Will it shatter the resilience that got them through the repressive social mores of the 1950s, the white flight from the city, the fevered years of feminism and anti-feminism and child-rearing? Or will it give them the strength to move on?
From the reviews of Riggs Park
“Emotional and poignant. . . . Barbara is a strong, complicated woman whose viewpoint draws the reader deeply into the lives of these women and their families.” —–RT BookReviews
“Insightful . . . will resonate with readers.” –Library Journal
“A magnificent story of the friendship between two women.” –The Romance Reader’s Connection
“Delightful . . . with a terrific final twist.” –The Readers Guild
DISCUSSION QUESTIONS
1. Like many people, Barbara and Marilyn have a nostalgic view of the old neighborhood where they grew up. How does this change when they revisit Riggs Park many years later? Is it altered more by what they see there, or by what they learn about events that happened there when they were young? Have you had similar experiences when revisiting places you knew well in earlier years?
2. Riggs Park is a novel about women’s friendships, and particularly about the lifelong bond between Marilyn and Barbara, as well as their early friendship with Penny. Was each one always the kind of friend she wanted to be to the others? What are some of the sacrifices they made for each other? Were there times when they could have done better?

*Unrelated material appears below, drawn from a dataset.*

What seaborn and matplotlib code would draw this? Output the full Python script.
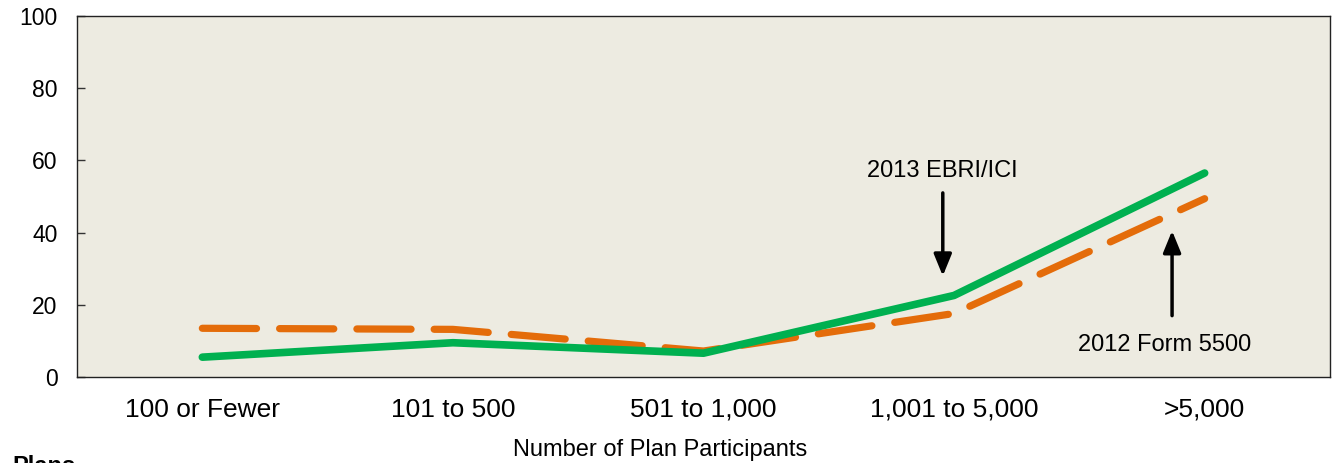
import matplotlib
matplotlib.use("Agg")
import matplotlib.pyplot as plt
import seaborn as sns
import pandas as pd

categories = ["100 or Fewer", "101 to 500", "501 to 1,000", "1,001 to 5,000", ">5,000"]
ebri_2013 = [5.5, 9.5, 6.6, 22.6, 56.5]
form5500_2012 = [13.5, 13.2, 7.2, 17.6, 49.4]
yticks = [0, 20, 40, 60, 80, 100]

sns.set_theme(style="white")
plt.rcParams['font.family'] = ['Liberation Sans', 'DejaVu Sans']
plt.rcParams['text.color'] = 'black'
plt.rcParams['xtick.color'] = 'black'
plt.rcParams['ytick.color'] = 'black'
plt.rcParams['axes.labelcolor'] = 'black'

df = pd.DataFrame({
    "cat": categories * 2,
    "x": list(range(len(categories))) * 2,
    "value": ebri_2013 + form5500_2012,
    "series": ["2013 EBRI/ICI"] * len(categories) + ["2012 Form 5500"] * len(categories),
})

fig = plt.figure(figsize=(13.33, 4.63), dpi=100)
ax = fig.add_axes([0.0578, 0.1857, 0.9399, 0.7797])
ax.set_facecolor("#EDEBE1")

sns.lineplot(data=df[df.series == "2012 Form 5500"], x="x", y="value", ax=ax,
             color="#E46C0A", linewidth=5.2, legend=False)
ax.lines[-1].set_dashes([7.5, 3.2])
ax.lines[-1].set_dash_capstyle("round")
ax.lines[-1].set_solid_joinstyle("round")
sns.lineplot(data=df[df.series == "2013 EBRI/ICI"], x="x", y="value", ax=ax,
             color="#00B050", linewidth=5.5, legend=False)
ax.lines[-1].set_solid_capstyle("round")
ax.lines[-1].set_solid_joinstyle("round")

ax.set_xlim(-0.5, 4.5)
ax.set_ylim(0, 100)
ax.set_yticks(yticks)
ax.set_yticklabels([str(t) for t in yticks], fontsize=16.5)
ax.set_xticks(range(len(categories)))
ax.set_xticklabels(categories, fontsize=19)
ax.tick_params(axis="x", length=0, pad=15)
ax.tick_params(axis="y", direction="in", length=6, width=1, color="#333333", pad=14, left=True)
ax.set_xlabel("Number of Plan Participants", fontsize=17)
ax.xaxis.set_label_coords(0.465, -0.172)
ax.set_ylabel("")
for s in ax.spines.values():
    s.set_color("#222222")
    s.set_linewidth(1.0)

arrow = dict(arrowstyle="-|>,head_length=1.1,head_width=0.45", color="black", lw=2.5,
             shrinkA=0, shrinkB=0)
ax.annotate("", xy=(2.955, 28.0), xytext=(2.955, 51), arrowprops=arrow)
ax.text(2.955, 54, "2013 EBRI/ICI", fontsize=17, ha="center", va="bottom")
ax.annotate("", xy=(3.87, 40.5), xytext=(3.87, 17), arrowprops=arrow)
ax.text(3.84, 8.9, "2012 Form 5500", fontsize=17, ha="center", va="center")

fig.text(0.009, 0.018, "Plans", fontsize=17, fontweight="bold", ha="left", va="top")

fig.savefig("out.png", dpi=100)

3. Barbara and Marilyn were children in the 1940’s, teens in the 1950’s, and young women in the 1960’s. To what extent have their lives and the decisions they continue to make been shaped by being children of a particular generation? Their parents grew up during the Great Depression. They themselves lived through the repressive social mores of the 1950’s, the sexual revolution and Civil Rights Movement of the 1960’s, the rise of feminism, the backlash against feminism, and many other social changes. To what extent have they adapted to these? In what ways have they not?
4. How does the phenomenon of “white flight” that affected Washington, DC, and many other large cities in the late 1950s and early 1960s, continue to influence the characters in the book, even years later?
5. Essie Berman makes many decisions that affect the lives of the children in Riggs Park well into adulthood. Are they wise ones? Should she have done some things differently?
6. In what ways is the Jewish concept of Tikkun Olam – “fix the world” – important to Barbara’s not-very-religious parents and later to Barbara and Marilyn themselves? Are they serious about fixing the world, or just conveniently adapting the idea to fit their lives?
7. As a result of their experiences and life lessons, some people mellow as they grow older, while others grow bitter. How would you characterize the changes in Marilyn and Barbara and Jon–first, over the years of their lives, and second, as a result of what happens during the months of the story?